[begin Provided data]

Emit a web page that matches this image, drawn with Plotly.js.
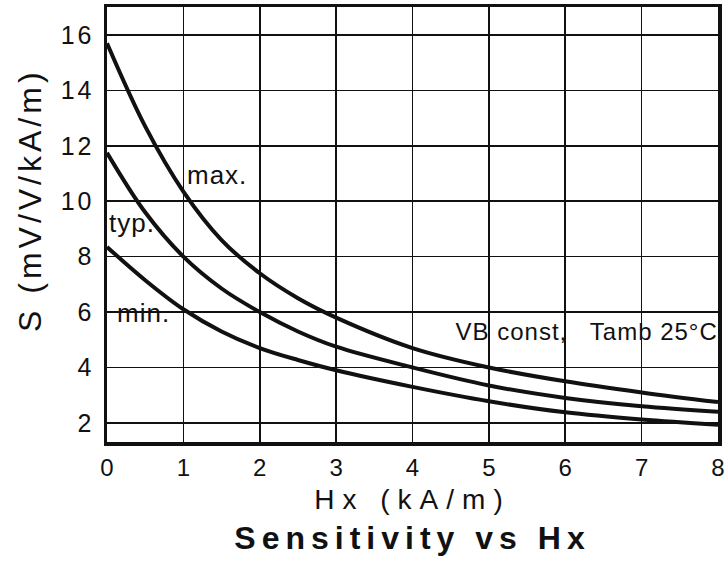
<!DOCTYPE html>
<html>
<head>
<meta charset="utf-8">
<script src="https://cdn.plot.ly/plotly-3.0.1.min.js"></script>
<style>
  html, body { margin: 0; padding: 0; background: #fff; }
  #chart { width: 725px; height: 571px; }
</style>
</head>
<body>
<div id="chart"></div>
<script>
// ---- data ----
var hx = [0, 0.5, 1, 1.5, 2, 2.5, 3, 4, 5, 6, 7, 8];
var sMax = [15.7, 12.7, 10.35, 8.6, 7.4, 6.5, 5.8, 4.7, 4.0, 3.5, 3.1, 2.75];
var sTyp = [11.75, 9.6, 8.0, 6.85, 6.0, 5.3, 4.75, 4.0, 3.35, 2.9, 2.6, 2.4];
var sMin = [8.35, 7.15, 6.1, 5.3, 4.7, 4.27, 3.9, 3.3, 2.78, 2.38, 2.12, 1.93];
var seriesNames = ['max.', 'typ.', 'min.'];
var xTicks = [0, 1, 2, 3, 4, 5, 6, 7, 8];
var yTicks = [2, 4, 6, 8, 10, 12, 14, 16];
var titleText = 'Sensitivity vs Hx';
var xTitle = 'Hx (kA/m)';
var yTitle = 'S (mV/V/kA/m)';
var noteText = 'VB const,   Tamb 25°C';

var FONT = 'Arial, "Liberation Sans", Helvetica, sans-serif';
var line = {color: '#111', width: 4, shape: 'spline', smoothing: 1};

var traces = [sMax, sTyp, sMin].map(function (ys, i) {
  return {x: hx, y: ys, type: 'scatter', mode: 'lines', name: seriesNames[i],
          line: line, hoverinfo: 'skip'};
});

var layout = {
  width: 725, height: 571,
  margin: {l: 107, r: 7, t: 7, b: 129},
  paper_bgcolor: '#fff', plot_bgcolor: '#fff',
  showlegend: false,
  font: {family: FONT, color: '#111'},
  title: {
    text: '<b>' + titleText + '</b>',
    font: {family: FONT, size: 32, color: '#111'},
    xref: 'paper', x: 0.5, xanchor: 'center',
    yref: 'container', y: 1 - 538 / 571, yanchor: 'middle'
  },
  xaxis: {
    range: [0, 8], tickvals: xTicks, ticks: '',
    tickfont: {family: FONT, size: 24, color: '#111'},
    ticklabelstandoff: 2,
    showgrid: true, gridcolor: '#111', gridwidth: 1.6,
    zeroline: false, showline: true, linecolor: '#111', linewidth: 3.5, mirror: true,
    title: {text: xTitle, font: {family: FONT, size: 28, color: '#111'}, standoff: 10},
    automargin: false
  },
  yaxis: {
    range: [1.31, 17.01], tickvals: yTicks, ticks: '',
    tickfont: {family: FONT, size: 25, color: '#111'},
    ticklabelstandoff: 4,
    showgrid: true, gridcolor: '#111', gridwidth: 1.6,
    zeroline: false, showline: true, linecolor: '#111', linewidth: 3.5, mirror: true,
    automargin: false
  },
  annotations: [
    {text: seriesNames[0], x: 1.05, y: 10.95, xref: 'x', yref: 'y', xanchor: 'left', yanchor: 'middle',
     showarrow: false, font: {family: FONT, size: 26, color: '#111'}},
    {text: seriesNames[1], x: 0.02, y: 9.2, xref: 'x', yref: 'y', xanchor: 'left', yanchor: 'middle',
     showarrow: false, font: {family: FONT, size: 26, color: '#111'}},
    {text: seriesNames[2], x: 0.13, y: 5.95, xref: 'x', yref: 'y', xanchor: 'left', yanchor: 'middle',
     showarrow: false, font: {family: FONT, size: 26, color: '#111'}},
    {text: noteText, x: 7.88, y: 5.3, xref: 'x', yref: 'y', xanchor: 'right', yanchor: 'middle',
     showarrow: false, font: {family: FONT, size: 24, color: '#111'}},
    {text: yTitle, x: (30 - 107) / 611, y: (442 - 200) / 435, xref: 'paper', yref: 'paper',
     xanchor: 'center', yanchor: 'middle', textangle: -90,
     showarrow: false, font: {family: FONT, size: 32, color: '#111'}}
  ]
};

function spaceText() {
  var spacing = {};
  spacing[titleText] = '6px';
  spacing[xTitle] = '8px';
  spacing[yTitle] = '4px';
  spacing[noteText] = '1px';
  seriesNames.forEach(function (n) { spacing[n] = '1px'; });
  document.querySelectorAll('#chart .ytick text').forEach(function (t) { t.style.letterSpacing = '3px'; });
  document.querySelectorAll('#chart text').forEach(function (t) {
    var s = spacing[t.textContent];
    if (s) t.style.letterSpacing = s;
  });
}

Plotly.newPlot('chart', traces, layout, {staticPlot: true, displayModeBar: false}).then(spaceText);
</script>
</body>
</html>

[end Provided data]

→ Problem:
Take the listing above and print it exactly, apart from the pictures.

→ Solved exercise:
Emit a web page that matches this image, drawn with Plotly.js.
<!DOCTYPE html>
<html>
<head>
<meta charset="utf-8">
<script src="https://cdn.plot.ly/plotly-3.0.1.min.js"></script>
<style>
  html, body { margin: 0; padding: 0; background: #fff; }
  #chart { width: 725px; height: 571px; }
</style>
</head>
<body>
<div id="chart"></div>
<script>
// ---- data ----
var hx = [0, 0.5, 1, 1.5, 2, 2.5, 3, 4, 5, 6, 7, 8];
var sMax = [15.7, 12.7, 10.35, 8.6, 7.4, 6.5, 5.8, 4.7, 4.0, 3.5, 3.1, 2.75];
var sTyp = [11.75, 9.6, 8.0, 6.85, 6.0, 5.3, 4.75, 4.0, 3.35, 2.9, 2.6, 2.4];
var sMin = [8.35, 7.15, 6.1, 5.3, 4.7, 4.27, 3.9, 3.3, 2.78, 2.38, 2.12, 1.93];
var seriesNames = ['max.', 'typ.', 'min.'];
var xTicks = [0, 1, 2, 3, 4, 5, 6, 7, 8];
var yTicks = [2, 4, 6, 8, 10, 12, 14, 16];
var titleText = 'Sensitivity vs Hx';
var xTitle = 'Hx (kA/m)';
var yTitle = 'S (mV/V/kA/m)';
var noteText = 'VB const,   Tamb 25°C';

var FONT = 'Arial, "Liberation Sans", Helvetica, sans-serif';
var line = {color: '#111', width: 4, shape: 'spline', smoothing: 1};

var traces = [sMax, sTyp, sMin].map(function (ys, i) {
  return {x: hx, y: ys, type: 'scatter', mode: 'lines', name: seriesNames[i],
          line: line, hoverinfo: 'skip'};
});

var layout = {
  width: 725, height: 571,
  margin: {l: 107, r: 7, t: 7, b: 129},
  paper_bgcolor: '#fff', plot_bgcolor: '#fff',
  showlegend: false,
  font: {family: FONT, color: '#111'},
  title: {
    text: '<b>' + titleText + '</b>',
    font: {family: FONT, size: 32, color: '#111'},
    xref: 'paper', x: 0.5, xanchor: 'center',
    yref: 'container', y: 1 - 538 / 571, yanchor: 'middle'
  },
  xaxis: {
    range: [0, 8], tickvals: xTicks, ticks: '',
    tickfont: {family: FONT, size: 24, color: '#111'},
    ticklabelstandoff: 2,
    showgrid: true, gridcolor: '#111', gridwidth: 1.6,
    zeroline: false, showline: true, linecolor: '#111', linewidth: 3.5, mirror: true,
    title: {text: xTitle, font: {family: FONT, size: 28, color: '#111'}, standoff: 10},
    automargin: false
  },
  yaxis: {
    range: [1.31, 17.01], tickvals: yTicks, ticks: '',
    tickfont: {family: FONT, size: 25, color: '#111'},
    ticklabelstandoff: 4,
    showgrid: true, gridcolor: '#111', gridwidth: 1.6,
    zeroline: false, showline: true, linecolor: '#111', linewidth: 3.5, mirror: true,
    automargin: false
  },
  annotations: [
    {text: seriesNames[0], x: 1.05, y: 10.95, xref: 'x', yref: 'y', xanchor: 'left', yanchor: 'middle',
     showarrow: false, font: {family: FONT, size: 26, color: '#111'}},
    {text: seriesNames[1], x: 0.02, y: 9.2, xref: 'x', yref: 'y', xanchor: 'left', yanchor: 'middle',
     showarrow: false, font: {family: FONT, size: 26, color: '#111'}},
    {text: seriesNames[2], x: 0.13, y: 5.95, xref: 'x', yref: 'y', xanchor: 'left', yanchor: 'middle',
     showarrow: false, font: {family: FONT, size: 26, color: '#111'}},
    {text: noteText, x: 7.88, y: 5.3, xref: 'x', yref: 'y', xanchor: 'right', yanchor: 'middle',
     showarrow: false, font: {family: FONT, size: 24, color: '#111'}},
    {text: yTitle, x: (30 - 107) / 611, y: (442 - 200) / 435, xref: 'paper', yref: 'paper',
     xanchor: 'center', yanchor: 'middle', textangle: -90,
     showarrow: false, font: {family: FONT, size: 32, color: '#111'}}
  ]
};

function spaceText() {
  var spacing = {};
  spacing[titleText] = '6px';
  spacing[xTitle] = '8px';
  spacing[yTitle] = '4px';
  spacing[noteText] = '1px';
  seriesNames.forEach(function (n) { spacing[n] = '1px'; });
  document.querySelectorAll('#chart .ytick text').forEach(function (t) { t.style.letterSpacing = '3px'; });
  document.querySelectorAll('#chart text').forEach(function (t) {
    var s = spacing[t.textContent];
    if (s) t.style.letterSpacing = s;
  });
}

Plotly.newPlot('chart', traces, layout, {staticPlot: true, displayModeBar: false}).then(spaceText);
</script>
</body>
</html>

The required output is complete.